Remote Usability Testing
Remote usability testing — where the participant and facilitator are in different locations — has become the dominant modality, accelerated by the COVID-19 pandemic. It offers advantages in participant recruitment (no geographic constraint), cost (no travel, no lab), and speed (easier scheduling). It sacrifices some observational richness (harder to read body language, potential technical issues with screen sharing).
Moderated Remote Testing
The facilitator conducts the session via video conferencing, sharing the participant's screen. The think-aloud protocol, task scenarios, and facilitation principles are the same as in-person testing. This is the closest remote equivalent to traditional lab testing.
Unmoderated Remote Testing
Participants complete tasks independently, recorded by specialised software (UserTesting, Maze, Lookback). The facilitator is not present during the session. Unmoderated testing scales easily (dozens of participants can test simultaneously) but produces less rich data (no follow-up probes, no real-time observation of confusion). Unmoderated testing is well suited to summative evaluation (measuring completion rates and times for a well-defined set of tasks) but less suited to formative discovery (where the facilitator's probing questions reveal why problems occur).
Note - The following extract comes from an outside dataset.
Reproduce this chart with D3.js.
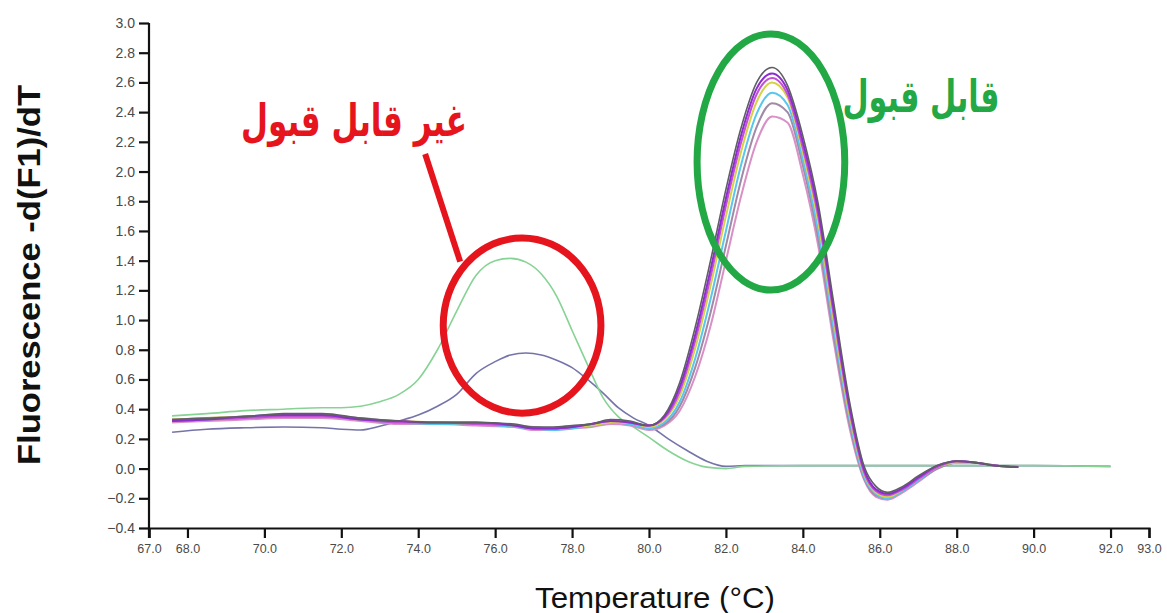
<!DOCTYPE html>
<html>
<head>
<meta charset="utf-8">
<script src="https://cdn.jsdelivr.net/npm/d3@7"></script>
<style>
  html, body { margin: 0; padding: 0; background: #fff; }
  svg { display: block; }
</style>
</head>
<body>
<svg id="chart" width="1167" height="613"></svg>
<script>
// Melt-curve derivative traces, -d(F1)/dT against temperature (°C)

// X axis tick values
const xTicks = [67, 68, 70, 72, 74, 76, 78, 80, 82, 84, 86, 88, 90, 92, 93];
// Y axis tick values
const yTicks = [-0.4, -0.2, 0.0, 0.2, 0.4, 0.6, 0.8, 1.0, 1.2, 1.4, 1.6, 1.8, 2.0, 2.2, 2.4, 2.6, 2.8, 3.0];

// Temperature grid shared by the single-peak (acceptable) traces
const tempAccepted = [67.6, 68.5, 69.5, 70.5, 71.5, 72.5, 73.5, 74.5, 75.5, 76.5, 77.0, 77.5, 78.0, 78.5, 79.0, 79.5, 80.0,
  80.4, 80.8, 81.2, 81.6, 82.0, 82.4, 82.8, 83.2, 83.6, 84.0, 84.4, 84.8, 85.2, 85.6, 85.9, 86.2, 86.6, 87.0, 87.5, 88.0, 88.5, 89.0, 89.6];

const acceptedGrey = [0.33, 0.34, 0.35, 0.37, 0.37, 0.34, 0.32, 0.31, 0.31, 0.30, 0.28, 0.28, 0.29, 0.30, 0.33, 0.32, 0.29,
  0.36, 0.58, 0.95, 1.40, 1.88, 2.30, 2.60, 2.70, 2.58, 2.24, 1.78, 1.12, 0.47, 0.01, -0.12, -0.16, -0.12, -0.05, 0.02, 0.05, 0.04, 0.02, 0.01];
const acceptedPurple = [0.32, 0.33, 0.35, 0.36, 0.36, 0.33, 0.32, 0.31, 0.31, 0.29, 0.27, 0.27, 0.28, 0.30, 0.32, 0.31, 0.29,
  0.35, 0.55, 0.90, 1.34, 1.82, 2.25, 2.56, 2.66, 2.55, 2.20, 1.74, 1.08, 0.44, -0.01, -0.14, -0.17, -0.13, -0.06, 0.02, 0.05, 0.04, 0.02, 0.01];
const acceptedMagenta = [0.32, 0.33, 0.34, 0.35, 0.35, 0.33, 0.31, 0.31, 0.30, 0.29, 0.27, 0.27, 0.28, 0.30, 0.32, 0.31, 0.29,
  0.34, 0.52, 0.86, 1.29, 1.77, 2.20, 2.52, 2.63, 2.52, 2.16, 1.70, 1.04, 0.41, -0.03, -0.15, -0.18, -0.14, -0.07, 0.01, 0.05, 0.04, 0.02, 0.01];
const acceptedYellow = [0.33, 0.34, 0.35, 0.36, 0.36, 0.33, 0.32, 0.31, 0.30, 0.29, 0.27, 0.27, 0.28, 0.29, 0.31, 0.31, 0.28,
  0.33, 0.49, 0.81, 1.23, 1.70, 2.14, 2.47, 2.60, 2.50, 2.13, 1.66, 1.00, 0.38, -0.04, -0.16, -0.19, -0.14, -0.07, 0.01, 0.04, 0.04, 0.02, 0.01];
const acceptedCyan = [0.32, 0.33, 0.35, 0.36, 0.36, 0.33, 0.31, 0.30, 0.30, 0.28, 0.27, 0.26, 0.27, 0.29, 0.31, 0.30, 0.27,
  0.31, 0.45, 0.74, 1.14, 1.60, 2.05, 2.39, 2.53, 2.45, 2.08, 1.60, 0.95, 0.35, -0.06, -0.17, -0.20, -0.15, -0.08, 0.01, 0.04, 0.04, 0.02, 0.01];
const acceptedMauve = [0.33, 0.34, 0.35, 0.36, 0.36, 0.34, 0.32, 0.31, 0.31, 0.29, 0.28, 0.27, 0.28, 0.29, 0.31, 0.30, 0.27,
  0.30, 0.42, 0.68, 1.05, 1.50, 1.95, 2.30, 2.46, 2.40, 2.04, 1.55, 0.90, 0.32, -0.07, -0.18, -0.20, -0.15, -0.08, 0.00, 0.04, 0.04, 0.02, 0.01];
const acceptedPink = [0.31, 0.32, 0.33, 0.34, 0.34, 0.32, 0.30, 0.30, 0.29, 0.28, 0.26, 0.26, 0.27, 0.28, 0.30, 0.29, 0.26,
  0.29, 0.39, 0.62, 0.96, 1.40, 1.84, 2.20, 2.37, 2.33, 1.98, 1.50, 0.86, 0.29, -0.08, -0.19, -0.21, -0.16, -0.09, 0.00, 0.04, 0.04, 0.02, 0.01];

// Temperature grid for the two low-melting (rejected) traces
const tempRejected = [67.6, 68.5, 69.5, 70.5, 71.5, 72.0, 72.5, 73.0, 73.5, 74.0, 74.5, 75.0, 75.5, 76.0, 76.4, 76.8, 77.2, 77.6,
  78.0, 78.4, 78.8, 79.2, 79.6, 80.0, 80.5, 81.0, 81.5, 82.0, 82.5, 84.0, 86.0, 88.0, 90.0, 92.0];
const rejectedGreen = [0.355, 0.37, 0.39, 0.40, 0.41, 0.41, 0.42, 0.45, 0.50, 0.60, 0.80, 1.06, 1.30, 1.40, 1.415, 1.39, 1.31, 1.16,
  0.93, 0.70, 0.48, 0.35, 0.28, 0.21, 0.12, 0.05, 0.01, 0.00, 0.015, 0.02, 0.02, 0.02, 0.02, 0.015];
const rejectedSlate = [0.245, 0.265, 0.275, 0.28, 0.275, 0.265, 0.26, 0.285, 0.32, 0.36, 0.42, 0.50, 0.64, 0.72, 0.765, 0.778, 0.765, 0.73,
  0.68, 0.60, 0.51, 0.41, 0.34, 0.29, 0.20, 0.12, 0.05, 0.015, 0.02, 0.02, 0.02, 0.02, 0.02, 0.015];

const series = [
  { temps: tempRejected, values: rejectedSlate,  color: "#7474aa", width: 1.6 },
  { temps: tempRejected, values: rejectedGreen,  color: "#86d394", width: 1.6 },
  { temps: tempAccepted, values: acceptedPink,   color: "#d890c6", width: 2 },
  { temps: tempAccepted, values: acceptedMauve,  color: "#a08aa6", width: 2 },
  { temps: tempAccepted, values: acceptedCyan,   color: "#58c6ee", width: 2 },
  { temps: tempAccepted, values: acceptedYellow, color: "#d6d248", width: 2 },
  { temps: tempAccepted, values: acceptedMagenta,color: "#c44fd8", width: 2 },
  { temps: tempAccepted, values: acceptedPurple, color: "#8e2cd0", width: 2 },
  { temps: tempAccepted, values: acceptedGrey,   color: "#5e5e64", width: 1.6 }
];

// Callout labels
const labelRejected = "غير قابل قبول";
const labelAccepted = "قابل قبول";

const svg = d3.select("#chart");
const x = d3.scaleLinear().domain([67, 93]).range([149, 1149]);
const y = d3.scaleLinear().domain([-0.4, 3.0]).range([528, 23]);

// Axes
const xAxis = svg.append("g")
  .attr("transform", `translate(0,${y(-0.4)})`)
  .call(d3.axisBottom(x).tickValues(xTicks).tickFormat(d3.format(".1f")).tickSize(10).tickPadding(6));
const yAxis = svg.append("g")
  .attr("transform", `translate(${x(67)},0)`)
  .call(d3.axisLeft(y).tickValues(yTicks).tickFormat(d3.format(".1f")).tickSize(10).tickPadding(4));

[xAxis, yAxis].forEach(g => {
  g.select(".domain").attr("stroke", "#111").attr("stroke-width", 2.2);
  g.selectAll(".tick line").attr("stroke", "#111").attr("stroke-width", 2.2);
  g.selectAll(".tick text")
    .attr("fill", "#4a4a4a")
    .attr("font-family", "Liberation Sans, Arial, sans-serif");
});
xAxis.selectAll(".tick text").attr("font-size", 12.5);
yAxis.selectAll(".tick text").attr("font-size", 14);
// y axis extends just below the x axis, crossing it
yAxis.select(".domain").attr("d", `M0,${y(3.0)}V${y(-0.4) + 10}`);

// Axis titles
svg.append("text")
  .attr("x", 655).attr("y", 608)
  .attr("text-anchor", "middle")
  .attr("font-family", "Liberation Sans, Arial, sans-serif")
  .attr("font-size", 30)
  .attr("textLength", 240)
  .attr("lengthAdjust", "spacingAndGlyphs")
  .attr("fill", "#111")
  .text("Temperature (°C)");

svg.append("text")
  .attr("transform", `translate(40,275) rotate(-90)`)
  .attr("text-anchor", "middle")
  .attr("font-family", "Liberation Sans, Arial, sans-serif")
  .attr("font-weight", "bold")
  .attr("font-size", 31)
  .attr("textLength", 380)
  .attr("lengthAdjust", "spacingAndGlyphs")
  .attr("fill", "#111")
  .text("Fluorescence -d(F1)/dT");

// Traces
const line = d3.line().curve(d3.curveMonotoneX);
svg.append("g").selectAll("path")
  .data(series)
  .join("path")
  .attr("fill", "none")
  .attr("stroke", d => d.color)
  .attr("stroke-width", d => d.width)
  .attr("stroke-linejoin", "round")
  .attr("d", d => line(d.temps.map((t, i) => [x(t), y(d.values[i])])));

// Annotations
const red = "#e5141d", green = "#22a844";
const ann = svg.append("g");

ann.append("ellipse")
  .attr("cx", x(76.7)).attr("cy", y(0.963))
  .attr("rx", x(76.7 + 2.05) - x(76.7)).attr("ry", y(0.963 - 0.59) - y(0.963))
  .attr("fill", "none").attr("stroke", red).attr("stroke-width", 7);

ann.append("line")
  .attr("x1", x(74.18)).attr("y1", y(2.118))
  .attr("x2", x(75.09)).attr("y2", y(1.393))
  .attr("stroke", red).attr("stroke-width", 6);

ann.append("ellipse")
  .attr("cx", x(83.17)).attr("cy", y(2.064))
  .attr("rx", x(83.17 + 1.92) - x(83.17)).attr("ry", y(2.064 - 0.862) - y(2.064))
  .attr("fill", "none").attr("stroke", green).attr("stroke-width", 7);

ann.append("text")
  .attr("x", x(72.33)).attr("y", y(2.34) + 15)
  .attr("text-anchor", "middle")
  .attr("direction", "rtl")
  .attr("font-family", "DejaVu Sans, sans-serif")
  .attr("font-weight", "bold")
  .attr("font-size", 45)
  .attr("textLength", 226)
  .attr("lengthAdjust", "spacingAndGlyphs")
  .attr("fill", red)
  .text(labelRejected);

ann.append("text")
  .attr("x", x(87.07)).attr("y", y(2.50) + 15)
  .attr("text-anchor", "middle")
  .attr("direction", "rtl")
  .attr("font-family", "DejaVu Sans, sans-serif")
  .attr("font-weight", "bold")
  .attr("font-size", 45)
  .attr("textLength", 157)
  .attr("lengthAdjust", "spacingAndGlyphs")
  .attr("fill", green)
  .text(labelAccepted);
</script>
</body>
</html>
Analysing and Reporting Results
Problem Identification
The primary output of formative testing is a list of usability problems, each with:
- A description of the problem
- The task(s) during which it was observed
- The number of participants who encountered it
- A severity rating (critical, major, minor, cosmetic)
- A recommended fix
Severity Rating
A widely used severity scale (adapted from Nielsen Nielsen, 1994):
- Cosmetic: noticed by some users but does not affect task performance
- Minor: causes minor delays or confusion but users recover
- Major: causes significant difficulty; some users fail the task
- Critical: prevents task completion for most users; causes data loss or safety risk
Reporting
Usability test reports should be concise and action-oriented. Stakeholders need:
- Key findings (the 3–5 most important problems)
- Supporting evidence (video clips, participant quotes, metrics)
- Recommended fixes (specific, actionable design changes)
- Priority ranking (which problems to fix first, based on severity and frequency)
Usability test participants are not a statistically representative sample of the user population. With 5–8 participants, confidence intervals are wide and p-values are meaningless. Does this invalidate the findings? How should formative usability test results be communicated to stakeholders who expect statistical rigour?
Key Takeaways
- Usability testing is the empirical foundation of usability practice: observing real users with real tasks.
- Formative testing (small samples, qualitative, iterative) discovers problems; summative testing (larger samples, quantitative) measures performance.
- Five participants are sufficient for formative testing to discover most major problems; the strategy is to iterate.
- The think-aloud protocol reveals the user's reasoning, not just their actions.
- The facilitator must avoid helping, leading, or reacting to participant behaviour.
- Usability metrics span effectiveness (completion, errors), efficiency (time, path deviation), and satisfaction (SUS, SEQ).
- Remote testing (moderated and unmoderated) offers scalability advantages with some loss of observational richness.
Further Reading
- Rubin, J., & Chisnell, D. (2008). Handbook of Usability Testing (2nd ed.). Wiley.
- Krug, S. (2010). Rocket Surgery Made Easy. New Riders.
- Nielsen, J., & Landauer, T. K. (1993). A mathematical model of the finding of usability problems. Proceedings of CHI '93, 206–213.
- Brooke, J. (1996). SUS: A "quick and dirty" usability scale. In P. W. Jordan et al. (Eds.), Usability Evaluation in Industry (pp. 189–194). Taylor & Francis.
- Ericsson, K. A., & Simon, H. A. (1984). Protocol Analysis: Verbal Reports as Data. MIT Press.